Что тут имеется в виду? Эренбург ведь начинал как поэт, и очень старался стать поэтом. Но поэт он никакой, сейчас переиздавать его стихи (что было сделано аж в «Библиотеке поэта») – пустая трата энергии и бумаги.
Давайте тут, Иван Никитич, продолжим цитацию той статьи Тынянова «Литературное сегодня»:
В «Жизни и гибели Николая Курбова» невесомый герой сделался чекистом с поломанным крылом <…> Курбов гибнет из-за трагического неприятия любви, быта, нэпа, он «почтительнейше возвращает билет», что, кстати, не очень ново для философского романа. У Эренбурга гибнут все герои. Их ломкость поразительна – это потому что природа их – не то кинематографическая фильма, не то иллюстрации к классикам.
И так же ломка любимая тема Эренбурга – Запад. Запад у Эренбурга гибнет, и от него остается пустое место, как у майора Ковалева от носа. Он гибнет потому же, почему погиб и Курбов, и Иенс Боот. И напрасно, интересуясь точной датой, когда именно и в сколько часов и минут погибнет Запад, бегут на лекции Эренбурга: Запад – это литературный герой Эренбурга, а у него все герои гибнут – потому что невесомы и умеют только гибнуть.
Невесомый герой в «Курбове» сломался, но сломался вместе с ним и весь роман. Поэтому он покрыт тушью ритма, наскоро взятого из Белого. На ритмических рессорах читатель вернее доходит до благополучного трагического конца. <…>
Роман Эренбурга – это отраженный роман, тень от романа. Эренбурга читают так, как ходят в кинематограф. Кинематограф не решает проблемы театра. Теневой роман Эренбурга не решает проблемы романа.
Старомодная добротность все-таки привлекает Тынянова. Ностальгия по классике ощущается в этих характеристиках. И кинематограф дается как синоним пустого развлечения – за год до появления «Броненосца Потемкина».

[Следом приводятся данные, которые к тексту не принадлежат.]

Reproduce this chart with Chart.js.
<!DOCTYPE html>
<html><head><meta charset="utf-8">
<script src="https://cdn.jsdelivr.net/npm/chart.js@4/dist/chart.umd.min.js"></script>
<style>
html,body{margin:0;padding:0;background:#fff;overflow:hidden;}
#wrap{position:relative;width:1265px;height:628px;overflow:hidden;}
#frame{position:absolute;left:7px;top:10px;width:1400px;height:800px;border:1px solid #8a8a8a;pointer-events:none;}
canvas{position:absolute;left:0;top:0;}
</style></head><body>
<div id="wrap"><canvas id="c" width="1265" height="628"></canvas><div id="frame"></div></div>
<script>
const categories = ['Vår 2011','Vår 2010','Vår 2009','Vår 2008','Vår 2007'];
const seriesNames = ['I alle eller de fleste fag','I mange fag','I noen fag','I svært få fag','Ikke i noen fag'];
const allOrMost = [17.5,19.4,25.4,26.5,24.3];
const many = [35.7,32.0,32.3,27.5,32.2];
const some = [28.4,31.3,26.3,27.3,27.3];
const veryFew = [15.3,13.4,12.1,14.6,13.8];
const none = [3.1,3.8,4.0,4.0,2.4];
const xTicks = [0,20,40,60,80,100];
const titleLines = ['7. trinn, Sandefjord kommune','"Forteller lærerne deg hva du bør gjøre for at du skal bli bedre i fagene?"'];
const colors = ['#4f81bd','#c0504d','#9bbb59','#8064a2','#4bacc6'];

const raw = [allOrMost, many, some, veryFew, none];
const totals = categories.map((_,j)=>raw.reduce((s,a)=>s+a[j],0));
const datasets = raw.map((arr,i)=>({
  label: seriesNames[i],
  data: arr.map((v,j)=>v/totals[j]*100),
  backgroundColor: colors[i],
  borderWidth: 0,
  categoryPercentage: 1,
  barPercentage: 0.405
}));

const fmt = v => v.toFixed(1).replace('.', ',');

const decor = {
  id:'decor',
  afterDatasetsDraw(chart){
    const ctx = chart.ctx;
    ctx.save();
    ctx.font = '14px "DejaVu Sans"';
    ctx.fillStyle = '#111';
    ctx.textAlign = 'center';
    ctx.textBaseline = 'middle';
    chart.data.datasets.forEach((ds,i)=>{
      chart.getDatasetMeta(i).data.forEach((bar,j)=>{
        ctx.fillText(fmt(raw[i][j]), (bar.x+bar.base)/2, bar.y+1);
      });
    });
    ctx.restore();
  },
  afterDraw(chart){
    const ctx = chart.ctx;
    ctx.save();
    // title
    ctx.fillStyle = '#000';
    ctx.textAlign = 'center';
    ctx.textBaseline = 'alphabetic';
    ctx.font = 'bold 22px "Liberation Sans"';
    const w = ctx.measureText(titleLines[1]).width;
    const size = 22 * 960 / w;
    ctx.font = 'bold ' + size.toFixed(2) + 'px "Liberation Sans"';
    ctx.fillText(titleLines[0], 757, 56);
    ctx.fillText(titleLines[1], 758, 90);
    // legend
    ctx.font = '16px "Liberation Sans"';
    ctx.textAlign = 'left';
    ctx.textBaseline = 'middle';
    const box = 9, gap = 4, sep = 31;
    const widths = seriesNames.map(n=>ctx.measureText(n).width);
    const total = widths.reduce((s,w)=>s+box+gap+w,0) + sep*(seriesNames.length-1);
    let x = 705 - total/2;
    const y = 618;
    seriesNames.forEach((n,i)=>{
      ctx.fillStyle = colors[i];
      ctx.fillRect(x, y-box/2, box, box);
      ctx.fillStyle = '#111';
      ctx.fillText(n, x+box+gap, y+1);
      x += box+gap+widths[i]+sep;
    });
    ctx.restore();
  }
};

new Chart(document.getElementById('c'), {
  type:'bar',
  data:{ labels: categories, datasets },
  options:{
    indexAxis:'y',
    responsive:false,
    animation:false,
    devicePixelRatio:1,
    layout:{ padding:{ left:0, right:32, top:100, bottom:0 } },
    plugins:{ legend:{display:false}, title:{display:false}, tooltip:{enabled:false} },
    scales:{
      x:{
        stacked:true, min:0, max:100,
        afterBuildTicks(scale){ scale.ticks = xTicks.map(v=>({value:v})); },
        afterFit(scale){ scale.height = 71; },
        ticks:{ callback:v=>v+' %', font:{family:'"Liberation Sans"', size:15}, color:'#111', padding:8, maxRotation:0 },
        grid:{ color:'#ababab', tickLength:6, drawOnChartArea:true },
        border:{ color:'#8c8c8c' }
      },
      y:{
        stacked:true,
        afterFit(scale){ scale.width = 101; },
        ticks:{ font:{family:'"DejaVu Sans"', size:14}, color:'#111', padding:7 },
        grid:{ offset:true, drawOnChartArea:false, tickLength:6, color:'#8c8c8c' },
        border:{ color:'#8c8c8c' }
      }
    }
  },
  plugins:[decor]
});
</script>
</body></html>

«Колбаса, столь издававшая» (тоже Тыняновым замечено). Как раз в «Курбове» Эренбург попробовал углубить героя, написать роман как бы настоящий, с житейскими мотивировками, с психологией. Вообще сделать свою прозу весомой, вязкой. Он ведь что сделал? Героя, вот этого чекиста-идеалиста, моделировал геометрически, представил этаким Спинозой с Лубянки, – и столкнул его уже даже не с психологией, а с биологией. С любовью то есть, с полом, сказать точнее. И оказалось, что пол, древнейшие инстинкты сильнее истины, построенной геометрическим методом, что кончатся большевики на этом, на всяческой элементарной житейщине. И Курбов, не в силах примирить стройную догму с хаосом чувств, кончает самоубийством. Это была, кстати, главная тема тогдашней советской прозы – и у Олеши, и у Всеволода Иванова, и у Алексея Толстого.

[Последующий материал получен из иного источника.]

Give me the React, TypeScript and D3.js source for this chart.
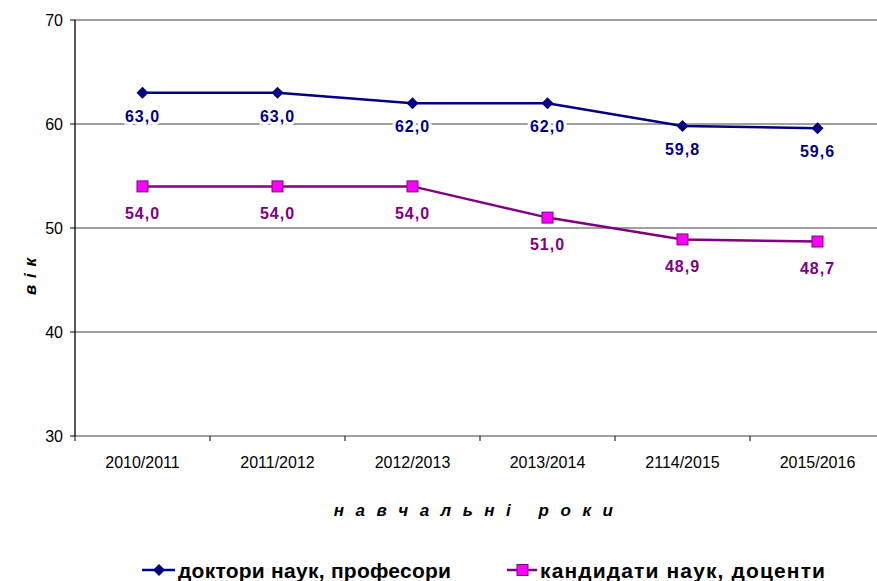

Вот давайте одно место прочитаем из «Курбова» – описание ни больше ни меньше как полового акта:
Впрочем, Катя проявляла крайнее спокойствие. Не успев еще подумать, что именно произошло, она уже знала насыщенностью тела, отмиранием и тяготой: нечто важное. Лежала: наконец-то разрезанная и прочитанная книга. Все двадцать с лишним лет, демоны и Лермонтовы, Наумы, идеи, жертвенная чесотка, поклоны только подготовка этого часа, в каморке, над тазом с огурцом. Зачем ей какие-то идеи?.. Предать себя, метаться, слабеть, но уголком одним задернутого глаза все же видеть, как милый от радости чумеет, выгребает из вздорного комочка золотую жизнь. И, крепче сжав глаза, плавно погружаясь в гудящую ночь, где только вспышки искр, нежный фейерверк от слишком густой и теплой мглы, Катя начинала видеть по-иному. Время исчезало: минута длилась век, минута говорила: будет век, века, века веков, ничто, минута. Мира, то есть цвета, объема или веса, давно не существовало. Жизнь, как в древнейший период, едва-едва копошилась в ее утробе. Начальное тепло, простейшие растения, прикрепы клеточек, связь, сон. Постепенно это становилось все реальней и реальней. Тепло твердело. Тогда Катя вдруг вспомнила: ведь будет ребенок, сын! И это было столь диким ликованием, что губы с всплеском раскинулись в улыбку.
Чувствуете, как Эренбург старается? Да ведь и неплохо это место получилось – вот так позднее он «Визу времени» писал. Правда, тут же ужасные «губы с всплеском раскинулись в улыбку».